╭─ Source material
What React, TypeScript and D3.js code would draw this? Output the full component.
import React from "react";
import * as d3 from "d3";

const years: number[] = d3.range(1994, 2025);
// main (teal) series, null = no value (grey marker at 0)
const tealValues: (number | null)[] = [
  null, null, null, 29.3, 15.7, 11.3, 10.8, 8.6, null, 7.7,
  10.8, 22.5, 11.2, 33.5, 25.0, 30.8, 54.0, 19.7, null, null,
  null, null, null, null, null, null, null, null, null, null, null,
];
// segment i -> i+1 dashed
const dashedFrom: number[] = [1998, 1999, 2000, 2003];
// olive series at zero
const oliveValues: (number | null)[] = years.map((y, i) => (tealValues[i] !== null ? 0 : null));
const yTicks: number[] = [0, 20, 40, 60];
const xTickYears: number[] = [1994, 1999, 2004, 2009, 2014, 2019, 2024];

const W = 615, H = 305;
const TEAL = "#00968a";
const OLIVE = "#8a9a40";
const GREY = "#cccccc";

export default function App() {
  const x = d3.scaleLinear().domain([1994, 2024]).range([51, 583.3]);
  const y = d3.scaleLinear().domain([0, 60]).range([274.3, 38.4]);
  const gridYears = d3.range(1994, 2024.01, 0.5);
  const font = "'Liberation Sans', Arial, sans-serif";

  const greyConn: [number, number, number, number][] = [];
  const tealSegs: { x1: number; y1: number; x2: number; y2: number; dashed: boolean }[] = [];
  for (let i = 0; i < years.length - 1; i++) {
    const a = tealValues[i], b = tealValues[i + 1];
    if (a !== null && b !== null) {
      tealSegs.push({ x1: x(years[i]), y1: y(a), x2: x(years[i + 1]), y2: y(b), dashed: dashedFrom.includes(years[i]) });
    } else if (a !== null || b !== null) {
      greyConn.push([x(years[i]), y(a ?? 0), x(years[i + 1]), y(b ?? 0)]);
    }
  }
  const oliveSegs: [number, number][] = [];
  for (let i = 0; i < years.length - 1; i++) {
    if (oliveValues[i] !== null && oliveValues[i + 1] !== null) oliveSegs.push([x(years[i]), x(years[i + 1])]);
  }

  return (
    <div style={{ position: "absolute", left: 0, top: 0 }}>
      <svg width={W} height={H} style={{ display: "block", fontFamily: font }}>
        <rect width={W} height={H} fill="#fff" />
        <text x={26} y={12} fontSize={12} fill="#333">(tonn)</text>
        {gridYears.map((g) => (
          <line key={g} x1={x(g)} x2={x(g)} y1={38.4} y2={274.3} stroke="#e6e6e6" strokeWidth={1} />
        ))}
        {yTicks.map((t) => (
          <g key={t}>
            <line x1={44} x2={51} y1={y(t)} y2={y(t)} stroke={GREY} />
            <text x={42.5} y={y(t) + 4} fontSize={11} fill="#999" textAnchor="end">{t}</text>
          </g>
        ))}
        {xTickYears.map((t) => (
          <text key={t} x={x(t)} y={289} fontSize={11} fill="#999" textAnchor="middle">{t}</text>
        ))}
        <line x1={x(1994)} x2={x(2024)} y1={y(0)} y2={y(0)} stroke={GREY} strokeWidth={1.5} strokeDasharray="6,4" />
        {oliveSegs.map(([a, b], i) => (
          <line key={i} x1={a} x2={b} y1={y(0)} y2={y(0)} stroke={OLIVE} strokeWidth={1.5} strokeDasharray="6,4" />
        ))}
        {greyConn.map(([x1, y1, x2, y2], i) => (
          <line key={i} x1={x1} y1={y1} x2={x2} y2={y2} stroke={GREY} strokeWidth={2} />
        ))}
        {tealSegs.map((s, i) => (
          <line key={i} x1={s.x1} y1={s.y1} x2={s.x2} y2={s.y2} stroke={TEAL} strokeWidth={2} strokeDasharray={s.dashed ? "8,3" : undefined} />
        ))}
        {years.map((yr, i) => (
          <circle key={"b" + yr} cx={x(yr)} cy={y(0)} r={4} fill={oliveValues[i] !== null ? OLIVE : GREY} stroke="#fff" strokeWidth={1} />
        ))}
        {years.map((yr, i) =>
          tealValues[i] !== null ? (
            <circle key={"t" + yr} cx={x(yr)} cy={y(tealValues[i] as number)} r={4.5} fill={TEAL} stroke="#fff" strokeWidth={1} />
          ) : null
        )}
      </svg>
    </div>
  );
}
╰─
Exercise aim >>
Copy each line of the data exactly, leaving nothing out.

Final result >>
What React, TypeScript and D3.js code would draw this? Output the full component.
import React from "react";
import * as d3 from "d3";

const years: number[] = d3.range(1994, 2025);
// main (teal) series, null = no value (grey marker at 0)
const tealValues: (number | null)[] = [
  null, null, null, 29.3, 15.7, 11.3, 10.8, 8.6, null, 7.7,
  10.8, 22.5, 11.2, 33.5, 25.0, 30.8, 54.0, 19.7, null, null,
  null, null, null, null, null, null, null, null, null, null, null,
];
// segment i -> i+1 dashed
const dashedFrom: number[] = [1998, 1999, 2000, 2003];
// olive series at zero
const oliveValues: (number | null)[] = years.map((y, i) => (tealValues[i] !== null ? 0 : null));
const yTicks: number[] = [0, 20, 40, 60];
const xTickYears: number[] = [1994, 1999, 2004, 2009, 2014, 2019, 2024];

const W = 615, H = 305;
const TEAL = "#00968a";
const OLIVE = "#8a9a40";
const GREY = "#cccccc";

export default function App() {
  const x = d3.scaleLinear().domain([1994, 2024]).range([51, 583.3]);
  const y = d3.scaleLinear().domain([0, 60]).range([274.3, 38.4]);
  const gridYears = d3.range(1994, 2024.01, 0.5);
  const font = "'Liberation Sans', Arial, sans-serif";

  const greyConn: [number, number, number, number][] = [];
  const tealSegs: { x1: number; y1: number; x2: number; y2: number; dashed: boolean }[] = [];
  for (let i = 0; i < years.length - 1; i++) {
    const a = tealValues[i], b = tealValues[i + 1];
    if (a !== null && b !== null) {
      tealSegs.push({ x1: x(years[i]), y1: y(a), x2: x(years[i + 1]), y2: y(b), dashed: dashedFrom.includes(years[i]) });
    } else if (a !== null || b !== null) {
      greyConn.push([x(years[i]), y(a ?? 0), x(years[i + 1]), y(b ?? 0)]);
    }
  }
  const oliveSegs: [number, number][] = [];
  for (let i = 0; i < years.length - 1; i++) {
    if (oliveValues[i] !== null && oliveValues[i + 1] !== null) oliveSegs.push([x(years[i]), x(years[i + 1])]);
  }

  return (
    <div style={{ position: "absolute", left: 0, top: 0 }}>
      <svg width={W} height={H} style={{ display: "block", fontFamily: font }}>
        <rect width={W} height={H} fill="#fff" />
        <text x={26} y={12} fontSize={12} fill="#333">(tonn)</text>
        {gridYears.map((g) => (
          <line key={g} x1={x(g)} x2={x(g)} y1={38.4} y2={274.3} stroke="#e6e6e6" strokeWidth={1} />
        ))}
        {yTicks.map((t) => (
          <g key={t}>
            <line x1={44} x2={51} y1={y(t)} y2={y(t)} stroke={GREY} />
            <text x={42.5} y={y(t) + 4} fontSize={11} fill="#999" textAnchor="end">{t}</text>
          </g>
        ))}
        {xTickYears.map((t) => (
          <text key={t} x={x(t)} y={289} fontSize={11} fill="#999" textAnchor="middle">{t}</text>
        ))}
        <line x1={x(1994)} x2={x(2024)} y1={y(0)} y2={y(0)} stroke={GREY} strokeWidth={1.5} strokeDasharray="6,4" />
        {oliveSegs.map(([a, b], i) => (
          <line key={i} x1={a} x2={b} y1={y(0)} y2={y(0)} stroke={OLIVE} strokeWidth={1.5} strokeDasharray="6,4" />
        ))}
        {greyConn.map(([x1, y1, x2, y2], i) => (
          <line key={i} x1={x1} y1={y1} x2={x2} y2={y2} stroke={GREY} strokeWidth={2} />
        ))}
        {tealSegs.map((s, i) => (
          <line key={i} x1={s.x1} y1={s.y1} x2={s.x2} y2={s.y2} stroke={TEAL} strokeWidth={2} strokeDasharray={s.dashed ? "8,3" : undefined} />
        ))}
        {years.map((yr, i) => (
          <circle key={"b" + yr} cx={x(yr)} cy={y(0)} r={4} fill={oliveValues[i] !== null ? OLIVE : GREY} stroke="#fff" strokeWidth={1} />
        ))}
        {years.map((yr, i) =>
          tealValues[i] !== null ? (
            <circle key={"t" + yr} cx={x(yr)} cy={y(tealValues[i] as number)} r={4.5} fill={TEAL} stroke="#fff" strokeWidth={1} />
          ) : null
        )}
      </svg>
    </div>
  );
}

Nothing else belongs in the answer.